The album shows the band working in new styles in attempt to "prove themselves" after the critical disdain that the band had started to pick up in late 1992. There are numerous other musical styles explored on the album besides the band's usual drum machine-based punk rock, and some of Jim Bob's lyrics had started to become more personal, sitting alongside tracks which are more traditionally politically or socially based. The album was a critical success, with critics complimenting the new approaches that the band had undertaken. In their lists of the top 50 albums of the year, NME named it 22nd whilst Select named it 46th. The band played the entire album live for the first time in Kentish Town in November 2009.
Cater the Unstoppable Sex Machine reached their commercial peak with 1992 – The Love Album, which unexpectedly debuted at number 1 in the UK Albums Chart in May 1992. The album was released to critical acclaim, and was named the 32nd best album of 1992 by NME at the end of the year. Nonetheless, the band "fell from grace" after the album's release, and the album's third single "The Impossible Dream" was a flop which the "critics crowed" and was only able to garner "the occasional piss-take in the gossip pages."Deadline magazine recalled that it seemed the band "were well and truly finished" and that it appeared people were tired of the band.
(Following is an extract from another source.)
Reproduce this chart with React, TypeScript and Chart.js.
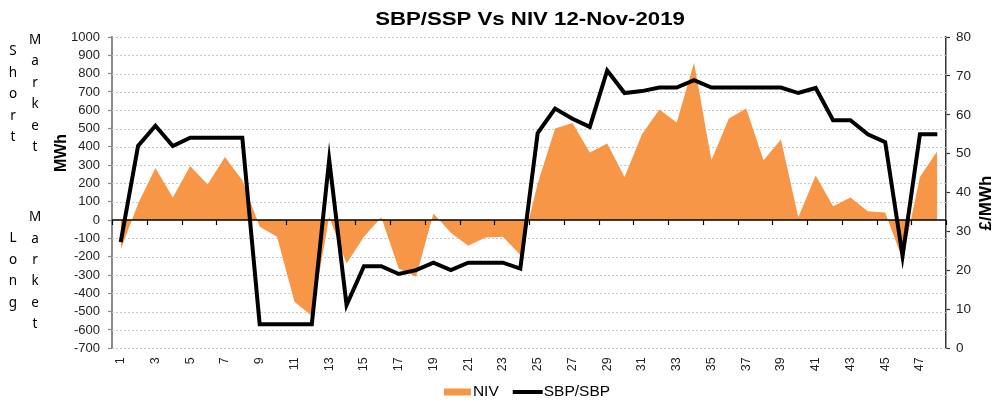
import React, { useEffect, useRef } from 'react';
import { Chart, registerables } from 'chart.js';

Chart.register(...registerables);

const TITLE = 'SBP/SSP Vs NIV 12-Nov-2019';
const PERIODS = ['1','2','3','4','5','6','7','8','9','10','11','12','13','14','15','16','17','18','19','20','21','22','23','24','25','26','27','28','29','30','31','32','33','34','35','36','37','38','39','40','41','42','43','44','45','46','47','48'];
const NIV = [-160, 90, 285, 124, 296, 195, 345, 218, -36, -91, -446, -524, 18, -237, -91, 15, -264, -309, 36, -69, -140, -95, -91, -191, 200, 500, 531, 369, 418, 236, 469, 604, 533, 860, 327, 555, 609, 327, 440, 15, 243, 76, 124, 49, 42, -215, 236, 378];
const PRICE = [27.3, 52, 57.2, 52, 54.1, 54.1, 54.1, 54.1, 6.2, 6.2, 6.2, 6.2, 48.5, 11.1, 21.1, 21.1, 19.1, 20.1, 22, 20.1, 22, 22, 22, 20.5, 55.3, 61.6, 59, 56.9, 71.4, 65.6, 66.1, 67, 67, 68.9, 67, 67, 67, 67, 67, 65.6, 66.9, 58.6, 58.6, 55, 53, 23.7, 55, 55];
const SERIES_NAMES = ['NIV', 'SBP/SBP'];
const LEFT_AXIS_TITLE = 'MWh';
const RIGHT_AXIS_TITLE = '£/MWh';
const SIDE_WORDS = [
  { text: 'Short', x: 13, y: 51, step: 21.5 },
  { text: 'Market', x: 35, y: 39.5, step: 21.5 },
  { text: 'Market', x: 35, y: 217, step: 21.3 },
  { text: 'Long', x: 13, y: 238, step: 21.6 },
];

const ORANGE = '#F79646';
const FONT = '"Liberation Sans", Arial, sans-serif';

const decorPlugin = {
  id: 'decor',
  beforeDatasetsDraw(chart: any) {
    const { ctx, chartArea: a, scales } = chart;
    const y = scales.y;
    ctx.save();
    ctx.strokeStyle = '#c8c8c8';
    ctx.lineWidth = 1;
    ctx.setLineDash([2, 2]);
    y.ticks.forEach((t: any) => {
      if (t.value === 0) return;
      const py = Math.round(y.getPixelForValue(t.value)) + 0.5;
      ctx.beginPath();
      ctx.moveTo(a.left, py);
      ctx.lineTo(a.right, py);
      ctx.stroke();
    });
    ctx.restore();
  },
  afterDatasetDraw(chart: any, args: any) {
    if (args.index !== 0) return;
    const { ctx, chartArea: a, scales } = chart;
    const y = scales.y;
    const x = scales.x;
    const zy = Math.round(y.getPixelForValue(0));
    ctx.save();
    ctx.strokeStyle = '#000';
    ctx.lineWidth = 1.5;
    ctx.beginPath();
    ctx.moveTo(a.left, zy);
    ctx.lineTo(a.right, zy);
    ctx.stroke();
    const n = PERIODS.length;
    const w = (x.right - x.left) / n;
    ctx.lineWidth = 1.2;
    for (let i = 0; i <= n; i += 2) {
      const px = Math.round(x.left + i * w) + 0.5;
      ctx.beginPath();
      ctx.moveTo(px, zy);
      ctx.lineTo(px, zy + 5);
      ctx.stroke();
    }
    ctx.restore();
  },
  afterDraw(chart: any) {
    const { ctx, chartArea: a } = chart;
    const cx = (a.left + a.right) / 2;
    ctx.save();
    ctx.fillStyle = '#000';
    ctx.font = 'bold 18.5px ' + FONT;
    ctx.textAlign = 'center';
    ctx.textBaseline = 'middle';
    ctx.translate(cx + 1, 20);
    ctx.scale(1.2, 1);
    ctx.fillText(TITLE, 0, 0);
    ctx.restore();

    ctx.save();
    ctx.fillStyle = '#000';
    ctx.font = 'bold 16px ' + FONT;
    ctx.textAlign = 'center';
    ctx.textBaseline = 'middle';
    ctx.translate(62, 153);
    ctx.rotate(-Math.PI / 2);
    ctx.fillText(LEFT_AXIS_TITLE, 0, 0);
    ctx.restore();

    ctx.save();
    ctx.fillStyle = '#000';
    ctx.font = 'bold 17px ' + FONT;
    ctx.textAlign = 'center';
    ctx.textBaseline = 'middle';
    ctx.translate(986, 203);
    ctx.rotate(-Math.PI / 2);
    ctx.fillText(RIGHT_AXIS_TITLE, 0, 0);
    ctx.restore();

    ctx.save();
    ctx.font = '15.5px ' + FONT;
    ctx.textBaseline = 'middle';
    ctx.textAlign = 'left';
    const t1 = ctx.measureText(SERIES_NAMES[0]).width;
    const t2 = ctx.measureText(SERIES_NAMES[1]).width;
    const boxW = 27, gap1 = 2, gapMid = 14, lineW = 30, gap2 = 1;
    const total = boxW + gap1 + t1 + gapMid + lineW + gap2 + t2;
    let lx = cx - 2 - total / 2;
    const ly = chart.height - 9;
    ctx.fillStyle = ORANGE;
    ctx.fillRect(lx, ly - 3.5, boxW, 7);
    lx += boxW + gap1;
    ctx.fillStyle = '#000';
    ctx.fillText(SERIES_NAMES[0], lx, ly);
    lx += t1 + gapMid;
    ctx.strokeStyle = '#000';
    ctx.lineWidth = 4;
    ctx.beginPath();
    ctx.moveTo(lx, ly);
    ctx.lineTo(lx + lineW, ly);
    ctx.stroke();
    lx += lineW + gap2;
    ctx.fillText(SERIES_NAMES[1], lx, ly);
    ctx.restore();
  },
};

export default function App() {
  const ref = useRef<HTMLCanvasElement | null>(null);
  useEffect(() => {
    if (!ref.current) return;
    const chart = new Chart(ref.current, {
      type: 'line',
      data: {
        labels: PERIODS,
        datasets: [
          {
            label: SERIES_NAMES[0],
            data: NIV,
            yAxisID: 'y',
            fill: 'origin',
            backgroundColor: ORANGE,
            borderWidth: 0,
            borderColor: ORANGE,
            pointRadius: 0,
            tension: 0,
            order: 2,
          },
          {
            label: SERIES_NAMES[1],
            data: PRICE,
            yAxisID: 'y1',
            fill: false,
            borderColor: '#000',
            borderWidth: 4,
            pointRadius: 0,
            tension: 0,
            order: 1,
          },
        ],
      },
      options: {
        animation: false,
        responsive: true,
        maintainAspectRatio: false,
        layout: { padding: { top: 37, bottom: 0, left: 0, right: 0 } },
        plugins: { legend: { display: false }, title: { display: false }, tooltip: { enabled: false } },
        scales: {
          x: {
            type: 'category',
            offset: true,
            grid: { display: false, drawTicks: false },
            border: { display: false },
            ticks: {
              autoSkip: false,
              maxRotation: 90,
              minRotation: 90,
              padding: 9,
              color: '#222',
              font: { family: FONT, size: 12.5 },
              callback: (_v: any, i: number) => (i % 2 === 0 ? PERIODS[i] : ''),
            },
            afterFit: (s: any) => { s.height = 52.7; },
          },
          y: {
            position: 'left',
            min: -700,
            max: 1000,
            grid: { drawOnChartArea: false, drawTicks: true, tickLength: 4, tickColor: '#888', tickWidth: 1.2 },
            border: { display: true, color: '#8a8a8a', width: 2 },
            ticks: { stepSize: 100, autoSkip: false, padding: 8, color: '#222', font: { family: FONT, size: 13 }, callback: (v: any) => String(v) },
            afterFit: (s: any) => { s.width = 112; },
          },
          y1: {
            position: 'right',
            min: 0,
            max: 80,
            grid: { drawOnChartArea: false, drawTicks: true, tickLength: 4, tickColor: '#333', tickWidth: 1.2 },
            border: { display: true, color: '#333', width: 1.5 },
            ticks: { stepSize: 10, autoSkip: false, padding: 6, color: '#222', font: { family: FONT, size: 13.5 }, callback: (v: any) => String(v) },
            afterFit: (s: any) => { s.width = 47; },
          },
        },
      },
      plugins: [decorPlugin],
    } as any);
    return () => chart.destroy();
  }, []);

  return (
    <div style={{ position: 'fixed', left: 0, top: 0, width: 993, height: 401, background: '#fff' }}>
      <canvas ref={ref} />
      {SIDE_WORDS.map((w, wi) => (
        <div
          key={wi}
          style={{
            position: 'absolute',
            left: w.x - 10,
            top: w.y - w.step / 2,
            width: 20,
            fontFamily: '"Noto Sans", "Open Sans", sans-serif',
            fontSize: 13.5,
            color: '#000',
            textAlign: 'center',
          }}
        >
          {w.text.split('').map((ch, ci) => (
            <div key={ci} style={{ height: w.step, lineHeight: w.step + 'px' }}>{ch}</div>
          ))}
        </div>
      ))}
    </div>
  );
}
For the follow-up album, which the duo named Post Historic Monsters, the band knew they needed to change their approach. Singer Jim Bob said, although the negative comments at the time of the release of "The Impossible Dream" were "completely pointless," at the same time he thought "that a lot of what we were doing up to know was really easy to parody," saying that "parts of 1992 could have been made by Bobby Davro. It was up for that kind of a bashing."Fruitbat of the duo said that, for Post Historic Monsters, "we knew we had something to prove. We didn't want anybody to be allowed to dismiss us. No fucking way!" Bob said that it was not just critics who had come to dislike the band but also their fans, and noted their record label "didn't have the over-the-top enthusiasm" that they had when they first signed the duo; furthermore, the duo themselves were bored with making and playing music, and held off releasing any material for almost a year. He said "we knew we had to come up with a good album or that would have been the end of it."